Native programming languages do not align themselves to full program
analysis, due to the separate compilation model. D is a native
programming language that uses this model almost exclusively. For this
reason, it cannot use a full program analysis and full program graph
analysis for modelling escaping. Instead, a flattened view of the graph
must be representable inside a function signature.
At the time of this proposal, a solution for escape analysis has been
implemented in the D reference compiler that is commonly referred to by
its DIP number, DIP1000. This does not cover memory ownership
guarantees, instead ``@live`` as an opt-in attribute enables some
localized to the given function guarantees.
In Rust ownership is a [transfer based
system](https://doc.rust-lang.org/book/ch04-01-what-is-ownership.html),
so that only one variable has any ownership of memory. In contrast to D,
where this is modelled and attempting to enforce this would not match
how garbage collected memory would be used. Further
[guarantees](https://doc.rust-lang.org/book/ch04-02-references-and-borrowing.html)

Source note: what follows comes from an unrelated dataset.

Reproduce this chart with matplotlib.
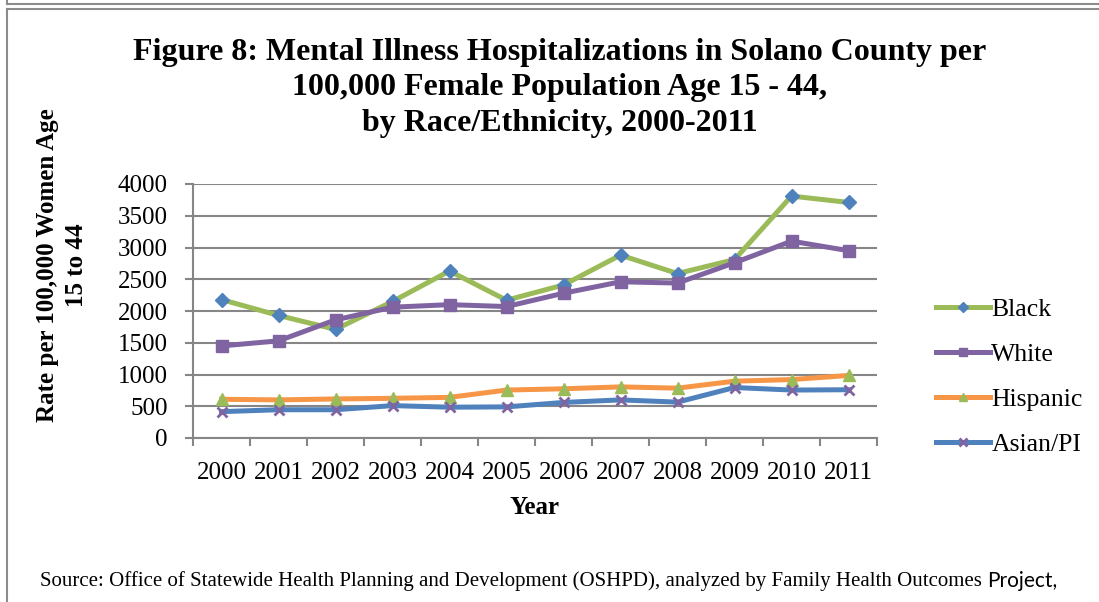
"""
Mental illness hospitalizations, Solano County (Figure 8 remake)
"""

### Import modules
import numpy as np
import matplotlib.pyplot as plt
from matplotlib.lines import Line2D

### Data
years = ['2000','2001','2002','2003','2004','2005',
         '2006','2007','2008','2009','2010','2011']
black = [2180,1930,1710,2150,2630,2170,2410,2880,2590,2810,3810,3710]
white = [1450,1530,1860,2060,2100,2070,2280,2460,2440,2760,3100,2950]
hispanic = [610,600,615,625,640,755,775,805,785,895,920,985]
asian = [415,445,445,510,485,490,560,600,565,795,755,760]
labels = ['Black','White','Hispanic','Asian/PI']
yticks = np.arange(0,4001,500)

### Colours (line, marker) as in the original Excel chart
green = '#9BBB59'
blue = '#4F81BD'
purple = '#8064A2'
orange = '#F79646'
styles = [(green,blue,'D',7),(purple,purple,'s',8),
          (orange,green,'^',8),(blue,purple,'x',7)]
series = [black,white,hispanic,asian]

plt.rc('font',family='Liberation Serif')

W,H = 1099,602
fig = plt.figure(figsize=(W/100,H/100),dpi=100)
ax = fig.add_axes([193/W,1-438/H,684/W,254/H])

x = np.arange(len(years))
handles = []
for vals,(lc,mc,mk,ms),lab in zip(series,styles,labels):
    ax.plot(x,vals,color=lc,lw=3.6,marker=mk,markersize=ms,
            markerfacecolor=mc,markeredgecolor=mc,
            markeredgewidth=2 if mk=='x' else 1,
            solid_joinstyle='round',label=lab,zorder=3)
    handles.append(Line2D([0],[0],color=lc,lw=3.6,marker=mk,
                          markersize=ms*0.75,markerfacecolor=mc,
                          markeredgecolor=mc,
                          markeredgewidth=2 if mk=='x' else 1))

### Axes
ax.set_xlim(-0.5,11.5)
ax.set_ylim(0,4000)
ax.set_yticks(yticks)
ax.set_yticklabels([str(v) for v in yticks],fontsize=18)
ax.set_xticks(x)
ax.set_xticklabels(years,fontsize=18)
ax.set_xticks(np.arange(-0.5,12,1),minor=True)
ax.tick_params(axis='x',which='major',length=0,pad=17)
ax.tick_params(axis='x',which='minor',length=6,width=1.5,color='#868686')
ax.tick_params(axis='y',length=6,width=1.5,color='#868686',pad=12)
ax.grid(axis='y',color='#868686',lw=1.5)
ax.set_axisbelow(True)
for s in ['top','right']:
    ax.spines[s].set_visible(False)
for s in ['left','bottom']:
    ax.spines[s].set_color('#868686')
    ax.spines[s].set_linewidth(1.5)

### Texts
fig.text(560/W,1-88/H,
         'Figure 8: Mental Illness Hospitalizations in Solano County per\n'
         '100,000 Female Population Age 15 - 44,\n'
         'by Race/Ethnicity, 2000-2011',
         ha='center',va='center',fontsize=23,fontweight='bold',
         linespacing=1.3)
fig.text(62/W,1-265/H,'Rate per 100,000 Women Age\n15 to 44',
         rotation=90,ha='center',va='center',fontsize=18,
         fontweight='bold',linespacing=1.3)
fig.text(535/W,1-508/H,'Year',ha='center',va='center',
         fontsize=18,fontweight='bold')
src = fig.text(40/W,1-581/H,
               'Source: Office of Statewide Health Planning and Development '
               '(OSHPD), analyzed by Family Health Outcomes ',
               ha='left',va='center',fontsize=15)
fig.canvas.draw()
bb = src.get_window_extent()
fig.text(bb.x1/W,1-581/H,'Project,',ha='left',va='center',
         fontsize=15,family='Lato')

fig.legend(handles,labels,loc='center left',
           bbox_to_anchor=(913/W,1-377/H),frameon=False,
           fontsize=18.5,handlelength=2.1,handletextpad=0.05,
           labelspacing=0.85)

### Frame lines
fig.add_artist(Line2D([7/W,1],[1-4/H,1-4/H],color='#8c8c8c',lw=1.5))
fig.add_artist(Line2D([7/W,1],[1-9/H,1-9/H],color='#8c8c8c',lw=1.5))
fig.add_artist(Line2D([7/W,7/W],[1,1-4/H],color='#8c8c8c',lw=1.5))
fig.add_artist(Line2D([7/W,7/W],[0,1-9/H],color='#8c8c8c',lw=1.5))

plt.savefig('out.png',dpi=100)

are given, in that when a borrow occurs from an owner, only one mutable
borrow is allowed in a given scope. This complements the ownership
transfer system as it guarantees nobody else has the potential for aliasing.
## Description
This proposal introduces escape analysis, owner escape analysis along
with a way to know if a variable associated with an argument has changed
its value post function call.
What escape analysis and its complement owner escape analysis does, is
it protects against invalidation of memory ownership whilst one or more
borrows exist.
The grammar changes for the new function are described here, removal of
DIP1000 and ``@live`` are done in its own heading ``Removal of Existing
Language Elements``.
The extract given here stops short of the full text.